In spite of the fact that Koreans rarely engage in public displays of affection, it usually isn’t very difficult to spot couples. There is a growing trend among couples to match. I’ve seen it most often with young people but several middle-aged teachers at my school have confessed to owning “couple clothing.”
Sometimes it will be something discreet, like matching baseball caps. Usually however, it is more obvious, like jackets, sweat shirts or T-shirts. I have actually seen couple bathing suits. Take this picture for example:
This picture is from the marvellous Babo shirts website (http://www.baboshirts.com). The couple looks faintly silly but undeniably sweet. (The shirts say “Sarang hey yo” or I love you. I have no idea why they’re wearing touques.)
I do wonder at what stage one introduces matching clothes to a relationship. And who introduces it? Does the girlfriend/wife give the clothing in question to the boyfriend/ husband who then feels obliged to wear it? The men never have that “I’m only wearing this because I have to” look about them. Perhaps they choose their outfits together? Do they wear them every time they go on a date, or just for special occasions?
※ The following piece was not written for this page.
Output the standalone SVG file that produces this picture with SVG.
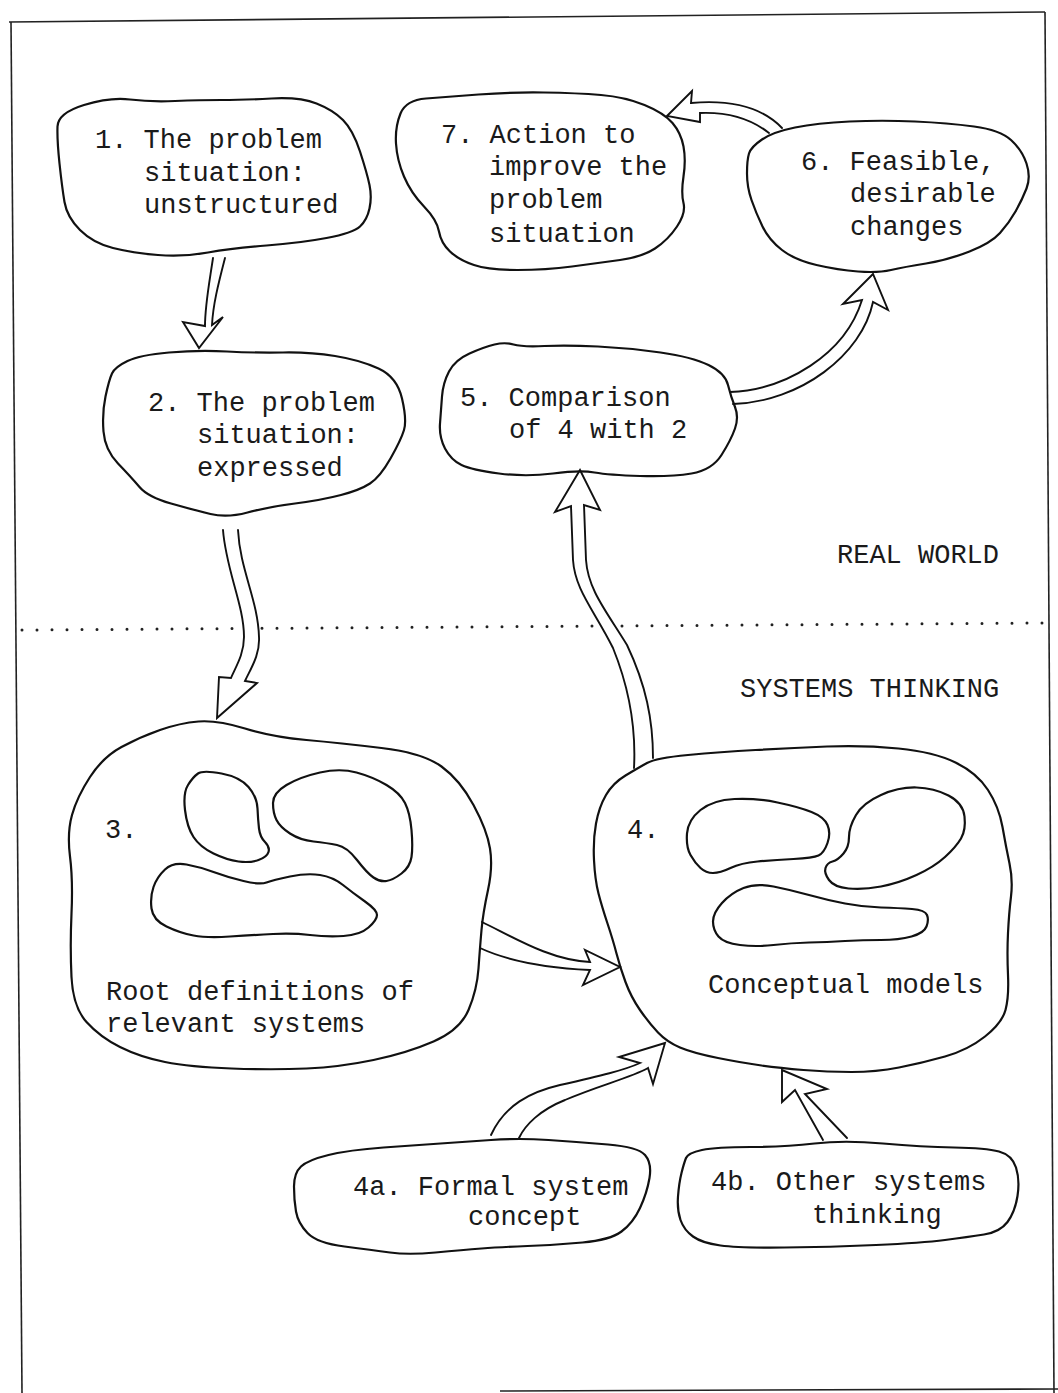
<svg xmlns="http://www.w3.org/2000/svg" width="1058" height="1393" viewBox="0 0 1058 1393">
<style>
.blob{fill:none;stroke:#111;stroke-width:2.2;stroke-linejoin:round;stroke-linecap:round}
.inner{fill:none;stroke:#111;stroke-width:2.2;stroke-linejoin:round}
.arrow{fill:#fff;stroke:#111;stroke-width:1.9;stroke-linejoin:miter;stroke-linecap:round}
.frame{fill:none;stroke:#222;stroke-width:1.6}
.dots{fill:none;stroke:#222;stroke-width:3;stroke-linecap:round;stroke-dasharray:0 15}
text{font-family:"Liberation Mono","Courier New",monospace;font-size:27px;fill:#1a1a1a}
</style>
<rect width="1058" height="1393" fill="#fff"/>
<g id="frame">
<path class="frame" d="M9,22 L1045,12"/>
<path class="frame" d="M11,22 L22,1393"/>
<path class="frame" d="M1045,12 L1054,1393"/>
<path class="frame" d="M500,1391 L1058,1389" stroke-width="2.4"/>
<path class="dots" d="M22,630 L1045,623"/>
</g>
<g id="labels">
<text x="837" y="563">REAL WORLD</text>
<text x="740" y="697">SYSTEMS THINKING</text>
</g>
<g id="connectors">
<path id="c1-2" class="arrow" d="M213,258 C209,285 205,305 205,326 L183,322 L199,348 L223,317 L212,325 C213,305 218,285 225,258"/>
<path id="c2-3" class="arrow" d="M223,530 C226,570 244,605 244,637 C244,655 235,668 231,678 L219,677 L217,718 L257,683 L245,681 C251,668 260,655 259,637 C258,600 240,570 238,530"/>
<path id="c3-4" class="arrow" d="M482,922 C515,938 550,960 590,962 L585,950 L620,967 L583,985 L590,970 C550,968 510,962 480,948"/>
<path id="c4-5" class="arrow" d="M634,768 C636,730 630,690 613,648 C594,610 575,590 573,560 L571,506 L555,512 L580,470 L600,510 L584,505 L586,560 C588,590 607,612 627,645 C646,685 653,720 653,758"/>
<path id="c5-6" class="arrow" d="M730,392 C785,390 845,355 862,300 L843,304 L873,274 L888,310 L873,302 C862,355 800,402 733,404"/>
<path id="c6-7" class="arrow" d="M782,128 C760,105 725,100 691,103 L692,91 L667,116 L700,122 L700,113 C725,112 750,118 769,133"/>
<path id="c4a-4" class="arrow" d="M491,1135 C505,1105 530,1092 560,1085 C600,1076 625,1070 640,1063 L619,1057 L665,1043 L653,1084 L648,1068 C630,1078 600,1085 565,1100 C540,1110 525,1125 519,1138"/>
<path id="c4b-4" class="arrow" d="M823,1140 L795,1090 L782,1102 L782,1070 L827,1089 L805,1094 L847,1138"/>
</g>
<g id="node1">
<path class="blob" d="M57.5,126.5 Q58,113 84,105 Q110,97 130,99.5 Q150,102 175,101 Q200,100 221.5,100 Q243,100 271.5,98.5 Q300,97 316.5,103.5 Q333,110 343,120 Q353,130 360,151.5 Q367,173 369.5,185 Q372,197 369.5,208.5 Q367,220 360,226.5 Q353,233 326.5,238 Q300,243 266.5,245.5 Q233,248 208,252.5 Q183,257 158,255 Q133,253 113,248 Q93,243 80,230 Q67,217 64.5,202 Q62,187 59.5,163.5 Q57,140 57.5,126.5 Z"/>
<text x="95" y="148">1. The problem</text>
<text x="144" y="181">situation:</text>
<text x="144" y="213">unstructured</text>
</g>
<g id="node7">
<path class="blob" d="M400.5,113.5 Q406,100 426,98.5 Q446,97 478.5,94.5 Q511,92 544,92.5 Q577,93 601,95 Q625,97 644.5,105 Q664,113 672.5,123 Q681,133 683.5,146.5 Q686,160 683.5,176.5 Q681,193 683.5,203 Q686,213 677,226.5 Q668,240 655,248.5 Q642,257 620,260 Q598,263 572,266.5 Q546,270 517.5,270 Q489,270 474,265 Q459,260 450,251.5 Q441,243 439,231.5 Q437,220 424,206.5 Q411,193 404,176.5 Q397,160 396,143.5 Q395,127 400.5,113.5 Z"/>
<text x="441" y="143">7. Action to</text>
<text x="489" y="175">improve the</text>
<text x="489" y="208">problem</text>
<text x="489" y="242">situation</text>
</g>
<g id="node6">
<path class="blob" d="M749,153.5 Q751,147 762,139.5 Q773,132 795,127.5 Q817,123 849.5,121.5 Q882,120 915,121.5 Q948,123 974,126.5 Q1000,130 1011,140 Q1022,150 1026.5,163.5 Q1031,177 1026.5,188.5 Q1022,200 1015.5,211.5 Q1009,223 1000,233 Q991,243 969.5,251.5 Q948,260 926,263.5 Q904,267 891,270 Q878,273 858,271.5 Q838,270 816.5,265 Q795,260 782,250 Q769,240 762.5,226.5 Q756,213 751.5,200 Q747,187 747,173.5 Q747,160 749,153.5 Z"/>
<text x="801" y="170">6. Feasible,</text>
<text x="850" y="202">desirable</text>
<text x="850" y="235">changes</text>
</g>
<g id="node2">
<path class="blob" d="M112,373.5 Q115,367 127.5,361 Q140,355 169,352.5 Q198,350 227,351.5 Q256,353 283,352.5 Q310,352 335,356 Q360,360 378.5,368.5 Q397,377 402,398.5 Q407,420 404,430 Q401,440 390.5,458.5 Q380,477 370,483.5 Q360,490 341,495 Q322,500 295,503.5 Q268,507 247.5,512.5 Q227,518 210.5,514 Q194,510 171,503.5 Q148,497 139.5,487 Q131,477 118,463.5 Q105,450 103.5,431.5 Q102,413 105.5,396.5 Q109,380 112,373.5 Z"/>
<text x="148" y="411">2. The problem</text>
<text x="197" y="443">situation:</text>
<text x="197" y="476">expressed</text>
</g>
<g id="node5">
<path class="blob" d="M442,396.5 Q443,383 449,371.5 Q455,360 469.5,353.5 Q484,347 494.5,344.5 Q505,342 513.5,344.5 Q522,347 544.5,346 Q567,345 598,346.5 Q629,348 660.5,352.5 Q692,357 708.5,365 Q725,373 728,385 Q731,397 735,407 Q739,417 735,428.5 Q731,440 721.5,455 Q712,470 691.5,473.5 Q671,477 640,476 Q609,475 594.5,472.5 Q580,470 553,473.5 Q526,477 499,473.5 Q472,470 461.5,465 Q451,460 445,448.5 Q439,437 440,423.5 Q441,410 442,396.5 Z"/>
<text x="460" y="406">5. Comparison</text>
<text x="509" y="438">of 4 with 2</text>
</g>
<g id="node3">
<path class="blob" d="M245,728.5 Q273,737 306.5,740 Q340,743 381.5,748 Q423,753 441.5,766.5 Q460,780 473.5,805 Q487,830 490,848.5 Q493,867 488,890 Q483,913 481.5,930 Q480,947 478.5,968.5 Q477,990 468.5,1010 Q460,1030 433.5,1041.5 Q407,1053 373.5,1060 Q340,1067 306.5,1068.5 Q273,1070 231.5,1068.5 Q190,1067 165,1062 Q140,1057 120,1047 Q100,1037 86.5,1022 Q73,1007 71.5,977 Q70,947 71.5,913.5 Q73,880 70,856.5 Q67,833 72,815 Q77,797 90,777 Q103,757 121.5,747 Q140,737 160,730 Q180,723 198.5,721.5 Q217,720 245,728.5 Z"/>
<path class="inner" d="M221.5,773.5 Q240,777 248.5,787 Q257,797 257.5,808.5 Q258,820 259,828.5 Q260,837 265,842 Q270,847 268.5,852 Q267,857 258.5,860 Q250,863 238.5,861.5 Q227,860 213.5,853.5 Q200,847 193.5,837 Q187,827 185,810 Q183,793 188,785 Q193,777 198,773.5 Q203,770 221.5,773.5 Z"/>
<path class="inner" d="M286.5,785 Q300,777 320,772.5 Q340,768 356.5,772.5 Q373,777 386.5,785 Q400,793 405,803 Q410,813 411.5,830 Q413,847 411.5,857 Q410,867 401.5,873.5 Q393,880 386.5,881 Q380,882 373.5,877.5 Q367,873 357,860 Q347,847 337,845 Q327,843 313.5,841.5 Q300,840 290,833.5 Q280,827 276.5,820 Q273,813 273,803 Q273,793 286.5,785 Z"/>
<path class="inner" d="M186.5,864.5 Q200,867 213.5,872 Q227,877 243.5,881 Q260,885 266.5,882.5 Q273,880 290,876.5 Q307,873 320,875 Q333,877 343,885 Q353,893 365,901.5 Q377,910 377,915 Q377,920 368.5,927.5 Q360,935 343.5,936 Q327,937 310,935 Q293,933 273,934 Q253,935 230,936.5 Q207,938 193.5,935.5 Q180,933 166.5,926.5 Q153,920 151.5,908.5 Q150,897 153.5,887 Q157,877 165,869.5 Q173,862 186.5,864.5 Z"/>
<text x="105" y="838">3.</text>
<text x="106" y="1000">Root definitions of</text>
<text x="106" y="1032">relevant systems</text>
</g>
<g id="node4">
<path class="blob" d="M688,755 Q720,752 755.5,750 Q791,748 827,746.5 Q863,745 898.5,748.5 Q934,752 955.5,762.5 Q977,773 988,790 Q999,807 1002.5,827 Q1006,847 1009.5,863.5 Q1013,880 1011,896.5 Q1009,913 1008,933 Q1007,953 1008,975 Q1009,997 1005.5,1010 Q1002,1023 985,1036.5 Q968,1050 945,1056.5 Q922,1063 899,1067.5 Q876,1072 851.5,1072 Q827,1072 803.5,1070 Q780,1068 761.5,1065.5 Q743,1063 718,1058 Q693,1053 680,1047.5 Q667,1042 658,1032.5 Q649,1023 640,1010 Q631,997 625.5,982 Q620,967 616.5,953.5 Q613,940 607.5,923.5 Q602,907 598.5,893.5 Q595,880 594,860 Q593,840 596,823.5 Q599,807 606,795 Q613,783 625.5,775.5 Q638,768 647,763 Q656,758 688,755 Z"/>
<path class="inner" d="M687,833.5 Q688,820 700.5,810 Q713,800 734.5,799 Q756,798 777.5,802.5 Q799,807 811.5,812 Q824,817 827.5,825 Q831,833 827.5,843 Q824,853 818.5,855.5 Q813,858 793.5,859 Q774,860 757.5,861.5 Q741,863 730.5,868 Q720,873 713,873 Q706,873 700.5,868 Q695,863 690.5,855 Q686,847 687,833.5 Z"/>
<path class="inner" d="M856,815 Q863,803 881,795 Q899,787 916.5,787.5 Q934,788 948.5,795.5 Q963,803 964.5,816.5 Q966,830 961,838.5 Q956,847 945,857 Q934,867 916.5,875 Q899,883 881,886.5 Q863,890 848.5,888.5 Q834,887 829,880 Q824,873 825.5,868 Q827,863 832.5,861.5 Q838,860 843.5,853.5 Q849,847 849,837 Q849,827 856,815 Z"/>
<path class="inner" d="M722,903 Q731,893 743.5,888 Q756,883 773.5,886.5 Q791,890 809,895 Q827,900 845,903.5 Q863,907 881,907.5 Q899,908 912,909 Q925,910 927,915 Q929,920 926.5,926.5 Q924,933 911.5,936.5 Q899,940 881,940 Q863,940 845,941 Q827,942 809,942.5 Q791,943 773.5,945 Q756,947 740,945 Q724,943 718.5,936.5 Q713,930 713,921.5 Q713,913 722,903 Z"/>
<text x="627" y="838">4.</text>
<text x="708" y="993">Conceptual models</text>
</g>
<g id="node4a">
<path class="blob" d="M294,1186.5 Q294,1173 301,1166.5 Q308,1160 328.5,1155 Q349,1150 383.5,1147.5 Q418,1145 440.5,1143.5 Q463,1142 491,1140 Q519,1138 548.5,1140 Q578,1142 608,1144.5 Q638,1147 645,1155 Q652,1163 649.5,1178 Q647,1193 640,1208 Q633,1223 621.5,1231.5 Q610,1240 582.5,1242.5 Q555,1245 527.5,1246 Q500,1247 481.5,1248.5 Q463,1250 435.5,1252.5 Q408,1255 390,1252.5 Q372,1250 344.5,1246.5 Q317,1243 307.5,1233 Q298,1223 296,1211.5 Q294,1200 294,1186.5 Z"/>
<text x="353" y="1195">4a. Formal system</text>
<text x="468" y="1225">concept</text>
</g>
<g id="node4b">
<path class="blob" d="M681.5,1173 Q684,1163 686,1158 Q688,1153 702,1150 Q716,1147 750.5,1147 Q785,1147 814.5,1143.5 Q844,1140 883,1143.5 Q922,1147 954,1147.5 Q986,1148 999,1151.5 Q1012,1155 1016,1167.5 Q1020,1180 1017.5,1196 Q1015,1212 1007.5,1222 Q1000,1232 984,1234.5 Q968,1237 945,1240 Q922,1243 876,1245 Q830,1247 784.5,1247.5 Q739,1248 720.5,1245.5 Q702,1243 693,1236.5 Q684,1230 680.5,1220 Q677,1210 678,1196.5 Q679,1183 681.5,1173 Z"/>
<text x="711" y="1190">4b. Other systems</text>
<text x="812" y="1223">thinking</text>
</g>
</svg>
I couldn’t ever see myself wearing matching clothes but I could see the appeal for Koreans – it makes them look cute, and identifies them as being part of a small, two-person group. In a group society, one must always fit into some sort of group. 😀
And then I saw these and my theory was blown.
(photograph courtesy of the lovely Katie DeGraffenreid whose marvellous blog you can read if you’d like a different view on Korea! She teaches at a teacher training facility in Ulsan: http://korea.kdegraff.com)
There was nothing cute or group culture oriented about these! They were not on display in a lingerie store for swingers. This was just an ordinary store on an ordinary street.
I guess even if nobody else can see them, nothing says ‘I love you’ like matching jaguar print, glitter-covered his & her undies.